Exercise
Your task is to retype the lines from the opening of the material through the line that includes "from bokeh.resources import INLINE". Do not copy the pictures.

Given data

▽

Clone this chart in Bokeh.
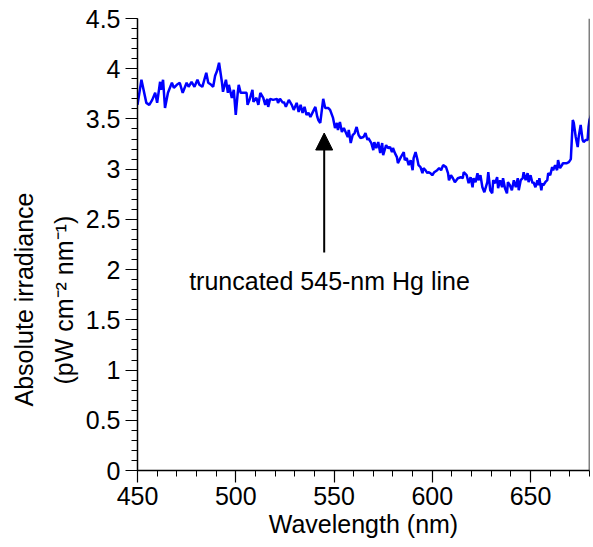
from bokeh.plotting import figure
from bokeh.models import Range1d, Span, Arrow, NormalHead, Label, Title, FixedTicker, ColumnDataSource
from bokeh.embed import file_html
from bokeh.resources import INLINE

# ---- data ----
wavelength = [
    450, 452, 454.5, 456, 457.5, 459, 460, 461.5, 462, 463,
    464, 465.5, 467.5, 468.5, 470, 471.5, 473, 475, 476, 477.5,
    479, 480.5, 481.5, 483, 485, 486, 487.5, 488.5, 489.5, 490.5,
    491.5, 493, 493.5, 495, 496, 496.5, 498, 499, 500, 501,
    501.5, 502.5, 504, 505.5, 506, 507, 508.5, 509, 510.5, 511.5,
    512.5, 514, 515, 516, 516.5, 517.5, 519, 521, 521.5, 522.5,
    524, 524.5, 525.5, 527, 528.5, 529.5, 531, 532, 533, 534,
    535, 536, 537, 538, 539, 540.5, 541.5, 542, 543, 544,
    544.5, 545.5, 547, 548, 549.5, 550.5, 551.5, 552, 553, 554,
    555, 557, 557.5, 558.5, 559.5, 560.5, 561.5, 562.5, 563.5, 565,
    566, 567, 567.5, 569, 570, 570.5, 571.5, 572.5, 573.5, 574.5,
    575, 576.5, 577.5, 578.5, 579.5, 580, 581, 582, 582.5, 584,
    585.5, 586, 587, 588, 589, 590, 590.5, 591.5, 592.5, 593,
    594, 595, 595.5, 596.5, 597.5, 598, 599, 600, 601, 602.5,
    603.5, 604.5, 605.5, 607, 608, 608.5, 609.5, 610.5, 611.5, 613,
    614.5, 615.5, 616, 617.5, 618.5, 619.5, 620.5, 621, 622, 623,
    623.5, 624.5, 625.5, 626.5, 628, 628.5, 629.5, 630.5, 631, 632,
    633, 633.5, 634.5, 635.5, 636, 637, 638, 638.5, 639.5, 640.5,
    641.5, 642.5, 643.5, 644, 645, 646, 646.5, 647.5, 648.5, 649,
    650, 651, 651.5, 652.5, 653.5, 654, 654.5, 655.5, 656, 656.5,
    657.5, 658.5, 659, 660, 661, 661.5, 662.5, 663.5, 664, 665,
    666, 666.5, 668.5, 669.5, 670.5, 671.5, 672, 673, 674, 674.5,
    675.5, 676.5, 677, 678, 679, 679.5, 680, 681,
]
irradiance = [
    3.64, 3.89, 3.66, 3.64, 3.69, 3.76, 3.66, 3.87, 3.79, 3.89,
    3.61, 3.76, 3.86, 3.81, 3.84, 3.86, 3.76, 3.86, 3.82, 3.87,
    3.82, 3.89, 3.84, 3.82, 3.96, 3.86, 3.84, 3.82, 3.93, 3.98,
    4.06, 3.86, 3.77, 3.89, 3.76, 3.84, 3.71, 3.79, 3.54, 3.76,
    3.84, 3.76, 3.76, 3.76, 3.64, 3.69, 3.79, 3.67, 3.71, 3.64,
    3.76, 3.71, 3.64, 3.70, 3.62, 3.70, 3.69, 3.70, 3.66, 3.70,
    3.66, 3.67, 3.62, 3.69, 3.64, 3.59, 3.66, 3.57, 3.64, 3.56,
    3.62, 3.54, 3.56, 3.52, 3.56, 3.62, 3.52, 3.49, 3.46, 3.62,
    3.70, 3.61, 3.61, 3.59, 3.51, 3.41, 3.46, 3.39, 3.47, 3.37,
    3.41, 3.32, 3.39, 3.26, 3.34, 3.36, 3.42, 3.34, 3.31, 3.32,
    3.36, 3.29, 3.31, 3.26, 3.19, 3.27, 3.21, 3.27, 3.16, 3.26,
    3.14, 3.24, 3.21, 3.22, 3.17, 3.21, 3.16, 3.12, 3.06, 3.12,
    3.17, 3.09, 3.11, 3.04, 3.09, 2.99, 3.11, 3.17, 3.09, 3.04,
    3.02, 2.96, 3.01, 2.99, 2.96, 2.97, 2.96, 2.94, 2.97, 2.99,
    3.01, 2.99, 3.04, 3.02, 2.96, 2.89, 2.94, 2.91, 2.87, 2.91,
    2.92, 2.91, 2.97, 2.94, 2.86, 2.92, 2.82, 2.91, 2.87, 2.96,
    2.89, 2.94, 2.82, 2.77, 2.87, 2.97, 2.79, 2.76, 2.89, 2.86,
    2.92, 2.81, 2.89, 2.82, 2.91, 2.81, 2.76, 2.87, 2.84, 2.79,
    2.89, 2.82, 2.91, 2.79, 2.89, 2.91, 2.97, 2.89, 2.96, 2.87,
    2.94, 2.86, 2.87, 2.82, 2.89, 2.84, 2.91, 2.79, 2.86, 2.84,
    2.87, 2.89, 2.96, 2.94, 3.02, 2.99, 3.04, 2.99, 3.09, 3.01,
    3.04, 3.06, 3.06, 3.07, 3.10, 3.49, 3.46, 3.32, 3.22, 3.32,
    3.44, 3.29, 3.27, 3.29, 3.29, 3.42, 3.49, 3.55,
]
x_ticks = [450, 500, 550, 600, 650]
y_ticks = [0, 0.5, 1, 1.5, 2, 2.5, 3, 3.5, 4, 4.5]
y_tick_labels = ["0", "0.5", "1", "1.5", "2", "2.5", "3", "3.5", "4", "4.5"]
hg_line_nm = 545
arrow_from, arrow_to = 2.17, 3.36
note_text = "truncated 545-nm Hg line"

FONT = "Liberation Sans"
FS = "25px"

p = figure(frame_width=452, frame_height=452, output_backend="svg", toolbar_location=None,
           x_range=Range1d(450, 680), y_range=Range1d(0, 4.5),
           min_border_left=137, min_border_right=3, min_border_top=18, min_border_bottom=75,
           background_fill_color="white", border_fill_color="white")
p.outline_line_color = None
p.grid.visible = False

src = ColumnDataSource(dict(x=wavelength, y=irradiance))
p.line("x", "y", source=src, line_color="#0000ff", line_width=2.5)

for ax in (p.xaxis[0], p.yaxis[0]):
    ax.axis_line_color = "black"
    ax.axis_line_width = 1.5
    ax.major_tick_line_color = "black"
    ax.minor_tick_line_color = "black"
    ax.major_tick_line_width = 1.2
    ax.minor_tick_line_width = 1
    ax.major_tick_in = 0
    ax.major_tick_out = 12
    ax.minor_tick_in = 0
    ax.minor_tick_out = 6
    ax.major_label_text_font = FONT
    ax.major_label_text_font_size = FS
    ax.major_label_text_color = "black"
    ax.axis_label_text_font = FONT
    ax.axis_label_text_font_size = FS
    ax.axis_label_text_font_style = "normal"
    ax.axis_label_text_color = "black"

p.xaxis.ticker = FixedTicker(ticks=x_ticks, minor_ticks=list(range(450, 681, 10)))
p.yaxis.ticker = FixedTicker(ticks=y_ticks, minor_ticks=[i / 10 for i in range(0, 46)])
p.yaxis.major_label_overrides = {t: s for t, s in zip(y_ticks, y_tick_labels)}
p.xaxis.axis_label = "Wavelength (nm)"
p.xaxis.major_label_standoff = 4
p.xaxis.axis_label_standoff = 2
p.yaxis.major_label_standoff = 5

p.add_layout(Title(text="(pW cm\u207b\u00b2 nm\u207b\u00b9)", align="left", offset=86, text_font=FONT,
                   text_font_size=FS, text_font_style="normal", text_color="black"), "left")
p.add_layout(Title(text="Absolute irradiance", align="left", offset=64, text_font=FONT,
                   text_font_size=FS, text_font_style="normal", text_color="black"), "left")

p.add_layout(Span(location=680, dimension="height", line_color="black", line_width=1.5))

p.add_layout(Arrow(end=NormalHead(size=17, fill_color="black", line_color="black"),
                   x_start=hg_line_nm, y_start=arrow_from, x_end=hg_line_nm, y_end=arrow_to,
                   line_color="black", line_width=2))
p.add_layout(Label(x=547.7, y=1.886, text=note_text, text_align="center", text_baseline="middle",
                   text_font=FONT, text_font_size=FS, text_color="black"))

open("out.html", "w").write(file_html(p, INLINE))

△

Written response
Clone this chart in Bokeh.
from bokeh.plotting import figure
from bokeh.models import Range1d, Span, Arrow, NormalHead, Label, Title, FixedTicker, ColumnDataSource
from bokeh.embed import file_html
from bokeh.resources import INLINE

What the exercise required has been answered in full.